Task details: Extract the listing in its entirety, keeping each line identical to the original.

Stored data:
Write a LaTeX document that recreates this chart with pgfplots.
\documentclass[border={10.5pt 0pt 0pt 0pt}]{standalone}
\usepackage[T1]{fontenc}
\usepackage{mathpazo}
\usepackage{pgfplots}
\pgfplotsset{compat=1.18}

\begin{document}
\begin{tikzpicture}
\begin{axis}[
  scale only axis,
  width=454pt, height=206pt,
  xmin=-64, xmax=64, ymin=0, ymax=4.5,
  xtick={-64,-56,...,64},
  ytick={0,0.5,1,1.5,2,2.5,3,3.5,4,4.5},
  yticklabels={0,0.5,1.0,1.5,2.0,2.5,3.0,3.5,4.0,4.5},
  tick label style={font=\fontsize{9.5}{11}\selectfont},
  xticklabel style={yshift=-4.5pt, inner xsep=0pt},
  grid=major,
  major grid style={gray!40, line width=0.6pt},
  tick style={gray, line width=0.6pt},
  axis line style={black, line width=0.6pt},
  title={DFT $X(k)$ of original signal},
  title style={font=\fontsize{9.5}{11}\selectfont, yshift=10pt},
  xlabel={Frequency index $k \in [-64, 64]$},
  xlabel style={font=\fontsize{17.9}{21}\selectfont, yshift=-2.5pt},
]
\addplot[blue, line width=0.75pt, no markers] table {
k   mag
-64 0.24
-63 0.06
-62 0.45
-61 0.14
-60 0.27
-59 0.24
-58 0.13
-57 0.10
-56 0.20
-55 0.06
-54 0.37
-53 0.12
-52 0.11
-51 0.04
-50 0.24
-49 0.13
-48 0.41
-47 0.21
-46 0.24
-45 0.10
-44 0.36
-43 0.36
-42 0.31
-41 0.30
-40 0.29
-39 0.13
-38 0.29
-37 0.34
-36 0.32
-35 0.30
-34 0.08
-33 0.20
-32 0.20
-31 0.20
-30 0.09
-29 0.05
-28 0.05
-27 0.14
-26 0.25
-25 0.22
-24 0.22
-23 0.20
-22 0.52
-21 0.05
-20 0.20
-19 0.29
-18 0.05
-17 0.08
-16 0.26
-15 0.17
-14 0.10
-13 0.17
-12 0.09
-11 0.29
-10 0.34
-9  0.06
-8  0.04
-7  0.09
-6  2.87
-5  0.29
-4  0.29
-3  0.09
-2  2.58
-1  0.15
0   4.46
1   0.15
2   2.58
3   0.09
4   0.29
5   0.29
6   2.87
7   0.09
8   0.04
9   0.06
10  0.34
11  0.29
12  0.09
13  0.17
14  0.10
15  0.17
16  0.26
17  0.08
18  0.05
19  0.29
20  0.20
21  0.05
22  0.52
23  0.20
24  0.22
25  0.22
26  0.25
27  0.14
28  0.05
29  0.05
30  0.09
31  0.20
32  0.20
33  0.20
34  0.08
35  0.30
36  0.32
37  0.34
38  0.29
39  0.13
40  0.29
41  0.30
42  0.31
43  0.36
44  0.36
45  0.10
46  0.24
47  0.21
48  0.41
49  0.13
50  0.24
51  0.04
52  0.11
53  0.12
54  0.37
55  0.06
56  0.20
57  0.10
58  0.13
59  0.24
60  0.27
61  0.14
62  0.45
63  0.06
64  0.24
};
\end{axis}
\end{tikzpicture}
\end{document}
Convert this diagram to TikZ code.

Solution to the exercise:
Write a LaTeX document that recreates this chart with pgfplots.
\documentclass[border={10.5pt 0pt 0pt 0pt}]{standalone}
\usepackage[T1]{fontenc}
\usepackage{mathpazo}
\usepackage{pgfplots}
\pgfplotsset{compat=1.18}

\begin{document}
\begin{tikzpicture}
\begin{axis}[
  scale only axis,
  width=454pt, height=206pt,
  xmin=-64, xmax=64, ymin=0, ymax=4.5,
  xtick={-64,-56,...,64},
  ytick={0,0.5,1,1.5,2,2.5,3,3.5,4,4.5},
  yticklabels={0,0.5,1.0,1.5,2.0,2.5,3.0,3.5,4.0,4.5},
  tick label style={font=\fontsize{9.5}{11}\selectfont},
  xticklabel style={yshift=-4.5pt, inner xsep=0pt},
  grid=major,
  major grid style={gray!40, line width=0.6pt},
  tick style={gray, line width=0.6pt},
  axis line style={black, line width=0.6pt},
  title={DFT $X(k)$ of original signal},
  title style={font=\fontsize{9.5}{11}\selectfont, yshift=10pt},
  xlabel={Frequency index $k \in [-64, 64]$},
  xlabel style={font=\fontsize{17.9}{21}\selectfont, yshift=-2.5pt},
]
\addplot[blue, line width=0.75pt, no markers] table {
k   mag
-64 0.24
-63 0.06
-62 0.45
-61 0.14
-60 0.27
-59 0.24
-58 0.13
-57 0.10
-56 0.20
-55 0.06
-54 0.37
-53 0.12
-52 0.11
-51 0.04
-50 0.24
-49 0.13
-48 0.41
-47 0.21
-46 0.24
-45 0.10
-44 0.36
-43 0.36
-42 0.31
-41 0.30
-40 0.29
-39 0.13
-38 0.29
-37 0.34
-36 0.32
-35 0.30
-34 0.08
-33 0.20
-32 0.20
-31 0.20
-30 0.09
-29 0.05
-28 0.05
-27 0.14
-26 0.25
-25 0.22
-24 0.22
-23 0.20
-22 0.52
-21 0.05
-20 0.20
-19 0.29
-18 0.05
-17 0.08
-16 0.26
-15 0.17
-14 0.10
-13 0.17
-12 0.09
-11 0.29
-10 0.34
-9  0.06
-8  0.04
-7  0.09
-6  2.87
-5  0.29
-4  0.29
-3  0.09
-2  2.58
-1  0.15
0   4.46
1   0.15
2   2.58
3   0.09
4   0.29
5   0.29
6   2.87
7   0.09
8   0.04
9   0.06
10  0.34
11  0.29
12  0.09
13  0.17
14  0.10
15  0.17
16  0.26
17  0.08
18  0.05
19  0.29
20  0.20
21  0.05
22  0.52
23  0.20
24  0.22
25  0.22
26  0.25
27  0.14
28  0.05
29  0.05
30  0.09
31  0.20
32  0.20
33  0.20
34  0.08
35  0.30
36  0.32
37  0.34
38  0.29
39  0.13
40  0.29
41  0.30
42  0.31
43  0.36
44  0.36
45  0.10
46  0.24
47  0.21
48  0.41
49  0.13
50  0.24
51  0.04
52  0.11
53  0.12
54  0.37
55  0.06
56  0.20
57  0.10
58  0.13
59  0.24
60  0.27
61  0.14
62  0.45
63  0.06
64  0.24
};
\end{axis}
\end{tikzpicture}
\end{document}
Convert this diagram to TikZ code.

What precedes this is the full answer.